Tax on fixed deposits to discourage savings
People will be discouraged to deposit their money with the banks as the government has imposed tax at source on profits and interests.
This will decrease the amount of deposits, which will ultimately lower investment in the country, affecting the country’s overall economy negatively, experts said.
Moreover, it is also not clear to the people whether the government will charge 15 percent tax on all fixed deposit accounts.
Economists opine, the government has imposed tax on deposits as it can be collected easily. What the government should do is to find out the persons who are able to pay tax. This kind of decision is not justified for all citizens, they said.

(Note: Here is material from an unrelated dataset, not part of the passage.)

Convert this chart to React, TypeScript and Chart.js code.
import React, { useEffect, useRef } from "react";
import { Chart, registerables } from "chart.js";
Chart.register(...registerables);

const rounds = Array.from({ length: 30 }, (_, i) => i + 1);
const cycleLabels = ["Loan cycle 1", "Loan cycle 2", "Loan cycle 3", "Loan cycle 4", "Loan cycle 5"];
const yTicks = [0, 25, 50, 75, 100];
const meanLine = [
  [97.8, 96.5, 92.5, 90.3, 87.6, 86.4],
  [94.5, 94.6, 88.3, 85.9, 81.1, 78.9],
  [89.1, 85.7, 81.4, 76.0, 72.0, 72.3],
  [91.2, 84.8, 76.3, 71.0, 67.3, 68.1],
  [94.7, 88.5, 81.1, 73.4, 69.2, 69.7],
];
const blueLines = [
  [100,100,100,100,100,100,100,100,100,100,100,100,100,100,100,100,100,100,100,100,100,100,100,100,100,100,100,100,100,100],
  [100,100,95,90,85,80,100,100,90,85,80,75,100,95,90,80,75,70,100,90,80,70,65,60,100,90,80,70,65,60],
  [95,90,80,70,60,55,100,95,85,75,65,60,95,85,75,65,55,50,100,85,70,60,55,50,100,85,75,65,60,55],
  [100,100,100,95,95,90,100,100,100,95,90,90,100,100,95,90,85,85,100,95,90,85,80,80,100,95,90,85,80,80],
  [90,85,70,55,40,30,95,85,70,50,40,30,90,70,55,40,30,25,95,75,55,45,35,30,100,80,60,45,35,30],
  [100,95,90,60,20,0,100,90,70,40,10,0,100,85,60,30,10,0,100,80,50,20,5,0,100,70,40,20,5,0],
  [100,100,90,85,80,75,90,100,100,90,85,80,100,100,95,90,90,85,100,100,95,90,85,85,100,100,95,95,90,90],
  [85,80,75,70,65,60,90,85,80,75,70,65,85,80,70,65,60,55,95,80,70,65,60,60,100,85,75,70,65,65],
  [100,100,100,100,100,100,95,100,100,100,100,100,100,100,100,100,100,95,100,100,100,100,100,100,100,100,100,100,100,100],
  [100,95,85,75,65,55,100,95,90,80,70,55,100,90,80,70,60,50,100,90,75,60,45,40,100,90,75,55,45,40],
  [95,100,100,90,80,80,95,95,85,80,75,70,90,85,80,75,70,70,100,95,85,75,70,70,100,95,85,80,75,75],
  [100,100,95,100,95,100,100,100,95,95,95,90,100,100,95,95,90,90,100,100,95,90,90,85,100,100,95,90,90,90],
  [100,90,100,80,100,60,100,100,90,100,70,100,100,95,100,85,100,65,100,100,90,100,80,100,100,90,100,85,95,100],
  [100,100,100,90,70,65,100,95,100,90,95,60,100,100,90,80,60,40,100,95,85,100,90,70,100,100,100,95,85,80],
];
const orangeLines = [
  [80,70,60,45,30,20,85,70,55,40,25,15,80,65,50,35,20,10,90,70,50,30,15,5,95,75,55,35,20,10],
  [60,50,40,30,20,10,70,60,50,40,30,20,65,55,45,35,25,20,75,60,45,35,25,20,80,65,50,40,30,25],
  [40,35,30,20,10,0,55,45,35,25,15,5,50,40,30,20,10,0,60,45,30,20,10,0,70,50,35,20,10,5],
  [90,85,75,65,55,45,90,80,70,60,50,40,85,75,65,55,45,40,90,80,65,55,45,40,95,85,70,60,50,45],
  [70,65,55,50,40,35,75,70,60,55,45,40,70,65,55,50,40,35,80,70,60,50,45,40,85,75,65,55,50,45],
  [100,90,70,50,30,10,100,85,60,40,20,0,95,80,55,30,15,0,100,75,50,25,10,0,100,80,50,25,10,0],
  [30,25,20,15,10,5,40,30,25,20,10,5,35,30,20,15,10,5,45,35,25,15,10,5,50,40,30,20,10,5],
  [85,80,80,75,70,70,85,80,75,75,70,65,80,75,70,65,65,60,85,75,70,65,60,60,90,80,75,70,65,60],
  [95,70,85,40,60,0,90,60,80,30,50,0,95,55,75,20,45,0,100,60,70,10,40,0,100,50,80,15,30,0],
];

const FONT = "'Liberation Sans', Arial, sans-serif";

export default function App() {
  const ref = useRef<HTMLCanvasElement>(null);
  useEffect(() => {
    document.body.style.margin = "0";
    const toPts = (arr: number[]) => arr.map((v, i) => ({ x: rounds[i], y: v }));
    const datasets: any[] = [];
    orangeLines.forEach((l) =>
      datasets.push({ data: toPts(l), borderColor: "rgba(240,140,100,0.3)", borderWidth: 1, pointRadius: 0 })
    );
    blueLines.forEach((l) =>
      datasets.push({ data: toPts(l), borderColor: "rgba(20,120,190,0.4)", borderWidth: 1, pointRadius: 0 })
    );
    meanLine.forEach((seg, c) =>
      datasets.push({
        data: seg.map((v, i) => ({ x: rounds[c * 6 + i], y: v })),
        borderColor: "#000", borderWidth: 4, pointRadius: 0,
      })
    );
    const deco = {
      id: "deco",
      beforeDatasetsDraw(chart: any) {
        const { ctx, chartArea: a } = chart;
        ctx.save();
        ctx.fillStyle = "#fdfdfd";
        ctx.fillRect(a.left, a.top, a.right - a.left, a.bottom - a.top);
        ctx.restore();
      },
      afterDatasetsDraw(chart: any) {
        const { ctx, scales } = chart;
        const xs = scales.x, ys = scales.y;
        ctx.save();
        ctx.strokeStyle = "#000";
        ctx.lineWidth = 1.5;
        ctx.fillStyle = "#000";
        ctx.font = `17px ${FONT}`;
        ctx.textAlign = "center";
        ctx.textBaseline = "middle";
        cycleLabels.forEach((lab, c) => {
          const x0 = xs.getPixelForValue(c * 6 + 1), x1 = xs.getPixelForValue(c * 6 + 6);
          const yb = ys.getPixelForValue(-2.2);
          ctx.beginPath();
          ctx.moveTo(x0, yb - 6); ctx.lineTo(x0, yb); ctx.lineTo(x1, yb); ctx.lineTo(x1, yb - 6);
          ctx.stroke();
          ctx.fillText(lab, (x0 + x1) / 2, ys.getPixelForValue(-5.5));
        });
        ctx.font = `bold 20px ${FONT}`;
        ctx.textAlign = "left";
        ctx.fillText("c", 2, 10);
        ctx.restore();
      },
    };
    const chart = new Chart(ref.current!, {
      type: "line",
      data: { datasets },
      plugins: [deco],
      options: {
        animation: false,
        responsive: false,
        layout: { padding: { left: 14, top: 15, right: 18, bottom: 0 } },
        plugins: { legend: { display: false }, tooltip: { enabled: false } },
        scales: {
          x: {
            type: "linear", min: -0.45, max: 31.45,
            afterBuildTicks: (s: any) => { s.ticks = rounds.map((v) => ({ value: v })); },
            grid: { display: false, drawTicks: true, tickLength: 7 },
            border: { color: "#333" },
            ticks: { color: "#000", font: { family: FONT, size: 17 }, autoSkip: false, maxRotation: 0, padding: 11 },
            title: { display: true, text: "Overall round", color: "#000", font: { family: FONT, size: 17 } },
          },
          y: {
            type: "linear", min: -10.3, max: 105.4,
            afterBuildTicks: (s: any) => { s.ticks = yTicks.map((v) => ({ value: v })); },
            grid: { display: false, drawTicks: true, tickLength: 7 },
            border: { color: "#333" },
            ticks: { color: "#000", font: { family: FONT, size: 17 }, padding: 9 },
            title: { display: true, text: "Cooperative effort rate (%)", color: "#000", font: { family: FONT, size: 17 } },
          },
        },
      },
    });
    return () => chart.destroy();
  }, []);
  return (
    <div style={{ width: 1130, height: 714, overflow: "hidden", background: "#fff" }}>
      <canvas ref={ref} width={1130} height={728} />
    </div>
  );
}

While placing the Finance Bill in the parliament for passage on June 27, the finance minister made a proposal to deduct 10 percent tax on profit and interests at source for depositors bearing TIN certificates and 15 percent for those who do not have the TIN.
The National Board of Revenue (NBR) has already taken initiative to deduct tax at source as per the provision. The NBR has issued circular to the banks about executing the provision from July 2012, which the banks have started informing their clients through letters.
The finance minister while placing the Finance Bill at the House said, “Those who have more than Tk 100,000 deposit but does not have any tax identifying number (TIN) will have to pay 15 percent tax at source. The clients having TIN will have to pay 10 percent tax.
Earlier in his budget proposal, the finance minister proposed to impose tax on all deposit accounts whatever the deposit amount was. Later, in face of criticism, Prime Minister Sheikh Hasina proposed to impose tax on clients who have at least Tk 100,000 deposit.
HSBC’s retail banking and wealth management chief Md Shafkat Hossain told banglanews24.com: “We are informing our clients about the government decision through letters, e-mails and SMSs. Using all kinds of communication system we have requested our clients to submit their TINs.”
Former Bangladesh Bank Governor Saleh Uddin Ahmed said, “According to my consideration, this kind of tax collection is not right and injustice to general clients.General people will be discouraged to deposit money in the banks. On the other hand, it is contradictory to another section of tax collection that states free income limit as two lakhs.”
The former BB governor observed that the government should reconsider the decision.
Non-government research organisation Centre for Policy Dialogue (CPD) Executive Director Dr Mostafizur Rahman said, “The decision will discourage small investors to keep money in the banks. Those who deposit pension money in the banks will be affected.”
“Due to this decision, those who are not under tax limit will also have to pay tax, creating discrimination among the people.”